_Your instructions_. Retype only the lines from the one containing "What Chart.js code" through the one containing "0.84, 0.92, 0.96];", both included, word for word. Pictures stay out of the copy.

# START OF Recorded information

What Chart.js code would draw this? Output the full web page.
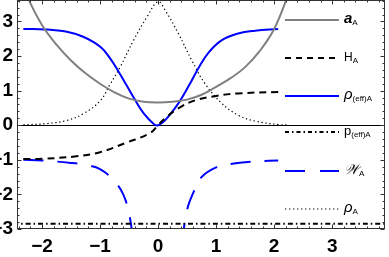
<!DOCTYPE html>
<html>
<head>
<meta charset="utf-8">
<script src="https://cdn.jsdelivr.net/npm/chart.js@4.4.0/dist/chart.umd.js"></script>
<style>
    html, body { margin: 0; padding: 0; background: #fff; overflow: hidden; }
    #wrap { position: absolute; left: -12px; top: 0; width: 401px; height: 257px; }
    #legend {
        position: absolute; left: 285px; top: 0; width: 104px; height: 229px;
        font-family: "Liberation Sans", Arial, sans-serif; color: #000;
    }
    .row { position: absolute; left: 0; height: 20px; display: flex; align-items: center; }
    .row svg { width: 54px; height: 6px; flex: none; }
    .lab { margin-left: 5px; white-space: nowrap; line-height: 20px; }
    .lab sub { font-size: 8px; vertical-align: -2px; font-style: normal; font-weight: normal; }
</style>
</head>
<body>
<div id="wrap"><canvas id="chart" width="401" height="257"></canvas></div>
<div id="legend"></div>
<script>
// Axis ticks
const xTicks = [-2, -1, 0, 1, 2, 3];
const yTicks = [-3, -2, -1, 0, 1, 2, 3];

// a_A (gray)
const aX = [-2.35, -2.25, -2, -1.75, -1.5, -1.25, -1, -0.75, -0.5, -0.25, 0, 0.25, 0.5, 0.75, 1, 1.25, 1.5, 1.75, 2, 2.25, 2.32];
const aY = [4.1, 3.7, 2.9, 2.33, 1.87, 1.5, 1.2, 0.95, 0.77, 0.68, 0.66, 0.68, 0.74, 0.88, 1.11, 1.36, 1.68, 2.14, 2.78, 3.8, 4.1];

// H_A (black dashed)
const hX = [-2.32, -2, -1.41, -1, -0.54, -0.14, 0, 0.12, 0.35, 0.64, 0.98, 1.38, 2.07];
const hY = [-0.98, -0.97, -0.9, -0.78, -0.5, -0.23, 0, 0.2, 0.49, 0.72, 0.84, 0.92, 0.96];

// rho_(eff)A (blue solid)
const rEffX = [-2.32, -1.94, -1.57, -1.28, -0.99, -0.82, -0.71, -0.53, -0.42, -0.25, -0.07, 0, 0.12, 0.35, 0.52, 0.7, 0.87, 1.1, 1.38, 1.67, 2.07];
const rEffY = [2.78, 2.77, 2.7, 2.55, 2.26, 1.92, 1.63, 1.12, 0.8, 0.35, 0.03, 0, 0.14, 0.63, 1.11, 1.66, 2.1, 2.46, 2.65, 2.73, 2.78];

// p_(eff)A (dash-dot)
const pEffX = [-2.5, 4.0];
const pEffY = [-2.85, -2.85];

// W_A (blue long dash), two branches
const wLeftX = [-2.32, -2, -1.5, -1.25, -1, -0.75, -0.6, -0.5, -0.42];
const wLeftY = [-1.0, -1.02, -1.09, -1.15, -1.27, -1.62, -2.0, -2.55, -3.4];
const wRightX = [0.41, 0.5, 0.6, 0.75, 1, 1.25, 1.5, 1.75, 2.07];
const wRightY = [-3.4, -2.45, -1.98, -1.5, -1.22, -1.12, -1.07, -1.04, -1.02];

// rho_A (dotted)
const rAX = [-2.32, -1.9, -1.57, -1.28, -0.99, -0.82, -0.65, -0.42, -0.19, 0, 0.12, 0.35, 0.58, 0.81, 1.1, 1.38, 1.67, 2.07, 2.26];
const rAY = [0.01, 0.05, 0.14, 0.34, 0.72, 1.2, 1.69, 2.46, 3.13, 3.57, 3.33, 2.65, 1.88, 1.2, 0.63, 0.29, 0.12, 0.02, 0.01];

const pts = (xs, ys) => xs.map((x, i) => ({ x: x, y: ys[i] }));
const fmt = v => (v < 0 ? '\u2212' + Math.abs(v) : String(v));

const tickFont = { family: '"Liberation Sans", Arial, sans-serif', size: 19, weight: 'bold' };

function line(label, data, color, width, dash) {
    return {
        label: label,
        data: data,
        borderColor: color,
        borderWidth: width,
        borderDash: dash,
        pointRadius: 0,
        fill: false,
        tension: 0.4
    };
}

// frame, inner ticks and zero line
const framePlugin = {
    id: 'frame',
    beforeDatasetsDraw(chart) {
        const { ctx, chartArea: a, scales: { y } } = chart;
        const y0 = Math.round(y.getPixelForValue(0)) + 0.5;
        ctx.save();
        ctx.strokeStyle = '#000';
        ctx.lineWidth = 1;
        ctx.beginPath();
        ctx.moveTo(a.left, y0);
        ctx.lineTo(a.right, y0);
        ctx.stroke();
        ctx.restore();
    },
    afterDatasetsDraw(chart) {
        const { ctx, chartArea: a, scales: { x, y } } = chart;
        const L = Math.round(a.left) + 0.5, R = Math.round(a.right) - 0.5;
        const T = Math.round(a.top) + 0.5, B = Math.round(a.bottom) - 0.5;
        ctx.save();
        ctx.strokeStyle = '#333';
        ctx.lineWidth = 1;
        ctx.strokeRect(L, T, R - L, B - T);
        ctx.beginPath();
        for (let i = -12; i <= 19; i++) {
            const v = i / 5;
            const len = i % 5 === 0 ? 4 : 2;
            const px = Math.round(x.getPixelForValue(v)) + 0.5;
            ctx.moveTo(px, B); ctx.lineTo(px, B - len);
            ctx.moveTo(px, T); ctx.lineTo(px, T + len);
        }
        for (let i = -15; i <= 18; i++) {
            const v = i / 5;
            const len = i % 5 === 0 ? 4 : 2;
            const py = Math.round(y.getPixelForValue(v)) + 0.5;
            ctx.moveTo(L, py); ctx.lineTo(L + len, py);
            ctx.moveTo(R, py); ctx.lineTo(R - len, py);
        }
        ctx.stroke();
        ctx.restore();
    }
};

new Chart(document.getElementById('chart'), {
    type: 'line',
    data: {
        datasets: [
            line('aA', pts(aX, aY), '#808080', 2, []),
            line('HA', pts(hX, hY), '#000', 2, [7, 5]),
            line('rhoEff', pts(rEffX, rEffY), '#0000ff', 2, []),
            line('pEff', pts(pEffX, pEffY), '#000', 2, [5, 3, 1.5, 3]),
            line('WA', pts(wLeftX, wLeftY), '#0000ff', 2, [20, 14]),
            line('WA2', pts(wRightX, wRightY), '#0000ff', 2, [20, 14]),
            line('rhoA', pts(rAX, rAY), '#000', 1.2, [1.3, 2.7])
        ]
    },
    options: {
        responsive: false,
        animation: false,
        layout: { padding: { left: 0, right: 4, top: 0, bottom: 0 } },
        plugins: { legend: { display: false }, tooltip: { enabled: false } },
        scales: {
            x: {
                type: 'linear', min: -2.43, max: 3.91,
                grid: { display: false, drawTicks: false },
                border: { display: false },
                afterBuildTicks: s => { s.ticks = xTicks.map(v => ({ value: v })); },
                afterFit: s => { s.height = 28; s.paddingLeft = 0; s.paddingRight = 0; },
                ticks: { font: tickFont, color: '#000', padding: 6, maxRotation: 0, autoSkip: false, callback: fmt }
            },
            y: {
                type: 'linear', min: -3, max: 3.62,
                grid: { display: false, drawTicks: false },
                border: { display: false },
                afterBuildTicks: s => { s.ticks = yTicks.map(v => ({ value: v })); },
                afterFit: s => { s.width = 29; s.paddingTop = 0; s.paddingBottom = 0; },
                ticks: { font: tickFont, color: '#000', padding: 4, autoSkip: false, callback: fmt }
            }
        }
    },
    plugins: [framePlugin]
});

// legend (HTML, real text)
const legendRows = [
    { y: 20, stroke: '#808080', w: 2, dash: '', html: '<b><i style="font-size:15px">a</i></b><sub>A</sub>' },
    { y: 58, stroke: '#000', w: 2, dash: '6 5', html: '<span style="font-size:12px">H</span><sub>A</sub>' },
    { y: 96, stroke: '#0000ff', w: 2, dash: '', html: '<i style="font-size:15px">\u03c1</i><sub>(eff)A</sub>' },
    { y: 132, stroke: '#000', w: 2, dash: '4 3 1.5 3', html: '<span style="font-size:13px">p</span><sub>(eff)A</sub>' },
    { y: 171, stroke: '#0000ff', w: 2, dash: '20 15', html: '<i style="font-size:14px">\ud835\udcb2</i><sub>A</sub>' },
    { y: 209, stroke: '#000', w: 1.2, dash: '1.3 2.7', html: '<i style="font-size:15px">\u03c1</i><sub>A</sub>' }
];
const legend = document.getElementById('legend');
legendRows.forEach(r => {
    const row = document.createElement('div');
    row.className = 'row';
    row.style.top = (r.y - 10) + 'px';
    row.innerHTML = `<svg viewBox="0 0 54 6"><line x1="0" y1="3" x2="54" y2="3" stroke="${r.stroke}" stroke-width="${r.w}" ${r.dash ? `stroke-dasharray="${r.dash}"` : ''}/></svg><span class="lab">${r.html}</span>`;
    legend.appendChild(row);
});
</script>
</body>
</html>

# END OF Recorded information
# START OF Recorded information

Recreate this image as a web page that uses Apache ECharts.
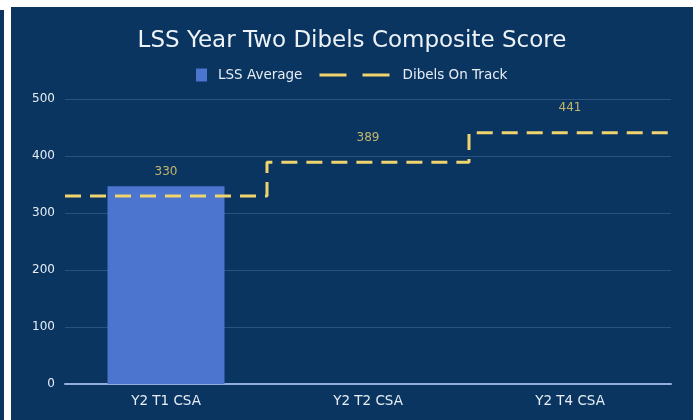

# END OF Recorded information

_Reply_.
What Chart.js code would draw this? Output the full web page.
<!DOCTYPE html>
<html>
<head>
<meta charset="utf-8">
<script src="https://cdn.jsdelivr.net/npm/chart.js@4.4.0/dist/chart.umd.js"></script>
<style>
    html, body { margin: 0; padding: 0; background: #fff; overflow: hidden; }
    #wrap { position: absolute; left: -12px; top: 0; width: 401px; height: 257px; }
    #legend {
        position: absolute; left: 285px; top: 0; width: 104px; height: 229px;
        font-family: "Liberation Sans", Arial, sans-serif; color: #000;
    }
    .row { position: absolute; left: 0; height: 20px; display: flex; align-items: center; }
    .row svg { width: 54px; height: 6px; flex: none; }
    .lab { margin-left: 5px; white-space: nowrap; line-height: 20px; }
    .lab sub { font-size: 8px; vertical-align: -2px; font-style: normal; font-weight: normal; }
</style>
</head>
<body>
<div id="wrap"><canvas id="chart" width="401" height="257"></canvas></div>
<div id="legend"></div>
<script>
// Axis ticks
const xTicks = [-2, -1, 0, 1, 2, 3];
const yTicks = [-3, -2, -1, 0, 1, 2, 3];

// a_A (gray)
const aX = [-2.35, -2.25, -2, -1.75, -1.5, -1.25, -1, -0.75, -0.5, -0.25, 0, 0.25, 0.5, 0.75, 1, 1.25, 1.5, 1.75, 2, 2.25, 2.32];
const aY = [4.1, 3.7, 2.9, 2.33, 1.87, 1.5, 1.2, 0.95, 0.77, 0.68, 0.66, 0.68, 0.74, 0.88, 1.11, 1.36, 1.68, 2.14, 2.78, 3.8, 4.1];

// H_A (black dashed)
const hX = [-2.32, -2, -1.41, -1, -0.54, -0.14, 0, 0.12, 0.35, 0.64, 0.98, 1.38, 2.07];
const hY = [-0.98, -0.97, -0.9, -0.78, -0.5, -0.23, 0, 0.2, 0.49, 0.72, 0.84, 0.92, 0.96];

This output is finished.